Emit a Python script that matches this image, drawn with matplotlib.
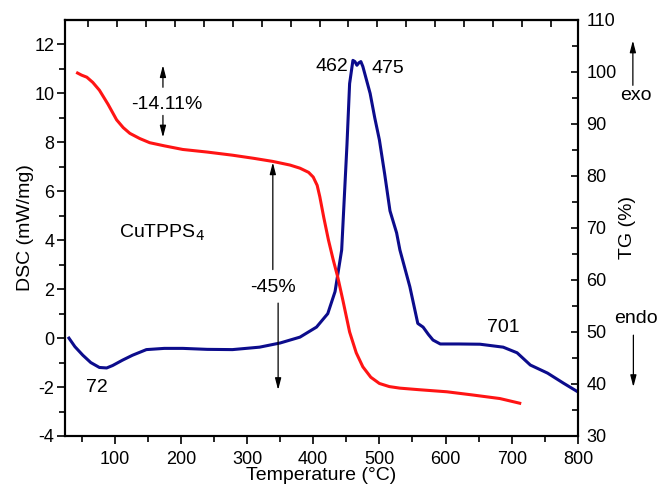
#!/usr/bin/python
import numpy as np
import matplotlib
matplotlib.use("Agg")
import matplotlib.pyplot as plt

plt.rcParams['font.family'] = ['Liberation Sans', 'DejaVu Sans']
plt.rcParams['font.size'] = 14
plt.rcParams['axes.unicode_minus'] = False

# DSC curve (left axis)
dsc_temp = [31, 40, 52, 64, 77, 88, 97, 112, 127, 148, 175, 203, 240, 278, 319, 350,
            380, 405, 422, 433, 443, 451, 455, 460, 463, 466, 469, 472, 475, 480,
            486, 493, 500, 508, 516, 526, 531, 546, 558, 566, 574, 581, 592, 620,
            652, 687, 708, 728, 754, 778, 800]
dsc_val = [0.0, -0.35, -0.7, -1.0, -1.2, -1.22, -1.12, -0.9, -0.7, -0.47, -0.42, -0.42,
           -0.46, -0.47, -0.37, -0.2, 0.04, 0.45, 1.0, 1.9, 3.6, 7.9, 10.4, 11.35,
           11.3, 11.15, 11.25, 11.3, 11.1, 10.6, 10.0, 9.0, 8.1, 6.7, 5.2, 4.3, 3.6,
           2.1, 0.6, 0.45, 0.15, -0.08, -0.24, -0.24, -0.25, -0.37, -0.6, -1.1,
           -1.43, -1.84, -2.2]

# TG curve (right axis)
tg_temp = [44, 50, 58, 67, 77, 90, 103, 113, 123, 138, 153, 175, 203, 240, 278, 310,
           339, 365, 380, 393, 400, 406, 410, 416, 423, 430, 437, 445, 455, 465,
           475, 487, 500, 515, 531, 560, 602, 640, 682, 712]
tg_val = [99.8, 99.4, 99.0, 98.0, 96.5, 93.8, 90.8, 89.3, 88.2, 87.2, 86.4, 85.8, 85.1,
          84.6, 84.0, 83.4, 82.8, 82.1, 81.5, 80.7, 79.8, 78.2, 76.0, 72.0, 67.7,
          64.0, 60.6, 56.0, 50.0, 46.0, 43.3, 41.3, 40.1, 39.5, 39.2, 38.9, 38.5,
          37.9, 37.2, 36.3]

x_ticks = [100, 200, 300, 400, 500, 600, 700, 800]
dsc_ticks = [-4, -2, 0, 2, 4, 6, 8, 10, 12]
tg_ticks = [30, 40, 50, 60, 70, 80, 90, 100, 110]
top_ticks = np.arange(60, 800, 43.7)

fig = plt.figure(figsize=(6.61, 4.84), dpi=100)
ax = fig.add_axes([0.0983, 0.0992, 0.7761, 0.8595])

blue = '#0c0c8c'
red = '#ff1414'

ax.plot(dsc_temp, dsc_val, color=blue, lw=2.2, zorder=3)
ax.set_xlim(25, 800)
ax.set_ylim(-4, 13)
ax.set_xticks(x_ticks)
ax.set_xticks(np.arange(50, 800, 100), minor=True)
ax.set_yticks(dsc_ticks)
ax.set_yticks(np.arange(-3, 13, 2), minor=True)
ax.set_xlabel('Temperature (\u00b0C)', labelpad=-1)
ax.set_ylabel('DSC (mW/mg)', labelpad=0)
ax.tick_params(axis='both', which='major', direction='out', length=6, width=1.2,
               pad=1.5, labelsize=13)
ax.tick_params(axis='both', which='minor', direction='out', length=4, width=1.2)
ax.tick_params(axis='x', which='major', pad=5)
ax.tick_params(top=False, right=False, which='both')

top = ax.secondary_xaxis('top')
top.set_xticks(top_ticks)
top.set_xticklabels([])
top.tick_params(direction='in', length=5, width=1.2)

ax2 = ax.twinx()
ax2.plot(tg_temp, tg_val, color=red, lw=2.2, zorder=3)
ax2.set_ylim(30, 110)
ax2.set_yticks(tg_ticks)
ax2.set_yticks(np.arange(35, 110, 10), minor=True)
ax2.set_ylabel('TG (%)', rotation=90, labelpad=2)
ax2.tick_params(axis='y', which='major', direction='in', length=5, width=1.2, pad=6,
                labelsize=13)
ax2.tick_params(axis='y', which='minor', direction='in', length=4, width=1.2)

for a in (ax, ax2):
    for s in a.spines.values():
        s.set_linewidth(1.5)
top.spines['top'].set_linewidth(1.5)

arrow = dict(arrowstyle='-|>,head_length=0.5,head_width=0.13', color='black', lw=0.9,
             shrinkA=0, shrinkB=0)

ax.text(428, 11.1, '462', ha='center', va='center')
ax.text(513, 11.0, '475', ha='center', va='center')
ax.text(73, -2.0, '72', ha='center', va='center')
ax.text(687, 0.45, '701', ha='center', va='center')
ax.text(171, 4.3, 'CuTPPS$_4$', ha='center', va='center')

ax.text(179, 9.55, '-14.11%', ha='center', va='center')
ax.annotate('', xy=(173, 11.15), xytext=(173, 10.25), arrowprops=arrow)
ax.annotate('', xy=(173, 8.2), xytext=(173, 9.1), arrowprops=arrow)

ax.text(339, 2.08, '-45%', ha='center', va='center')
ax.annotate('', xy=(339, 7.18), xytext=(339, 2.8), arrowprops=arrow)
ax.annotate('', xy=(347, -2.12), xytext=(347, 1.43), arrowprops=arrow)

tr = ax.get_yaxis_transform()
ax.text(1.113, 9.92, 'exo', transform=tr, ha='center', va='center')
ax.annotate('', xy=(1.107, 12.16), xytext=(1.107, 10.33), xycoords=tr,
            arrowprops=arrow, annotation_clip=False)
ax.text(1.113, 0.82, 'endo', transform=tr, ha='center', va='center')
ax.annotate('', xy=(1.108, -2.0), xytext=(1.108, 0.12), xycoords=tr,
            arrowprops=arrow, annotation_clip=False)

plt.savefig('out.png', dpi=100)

• WHAT TO PRODUCE: Please repeat exactly the data above from its first line to the line that contains "-1.43, -1.84, -2.2]", inclusive, and leave every picture out.

• COMPLETED EXERCISE:
Emit a Python script that matches this image, drawn with matplotlib.
#!/usr/bin/python
import numpy as np
import matplotlib
matplotlib.use("Agg")
import matplotlib.pyplot as plt

plt.rcParams['font.family'] = ['Liberation Sans', 'DejaVu Sans']
plt.rcParams['font.size'] = 14
plt.rcParams['axes.unicode_minus'] = False

# DSC curve (left axis)
dsc_temp = [31, 40, 52, 64, 77, 88, 97, 112, 127, 148, 175, 203, 240, 278, 319, 350,
            380, 405, 422, 433, 443, 451, 455, 460, 463, 466, 469, 472, 475, 480,
            486, 493, 500, 508, 516, 526, 531, 546, 558, 566, 574, 581, 592, 620,
            652, 687, 708, 728, 754, 778, 800]
dsc_val = [0.0, -0.35, -0.7, -1.0, -1.2, -1.22, -1.12, -0.9, -0.7, -0.47, -0.42, -0.42,
           -0.46, -0.47, -0.37, -0.2, 0.04, 0.45, 1.0, 1.9, 3.6, 7.9, 10.4, 11.35,
           11.3, 11.15, 11.25, 11.3, 11.1, 10.6, 10.0, 9.0, 8.1, 6.7, 5.2, 4.3, 3.6,
           2.1, 0.6, 0.45, 0.15, -0.08, -0.24, -0.24, -0.25, -0.37, -0.6, -1.1,
           -1.43, -1.84, -2.2]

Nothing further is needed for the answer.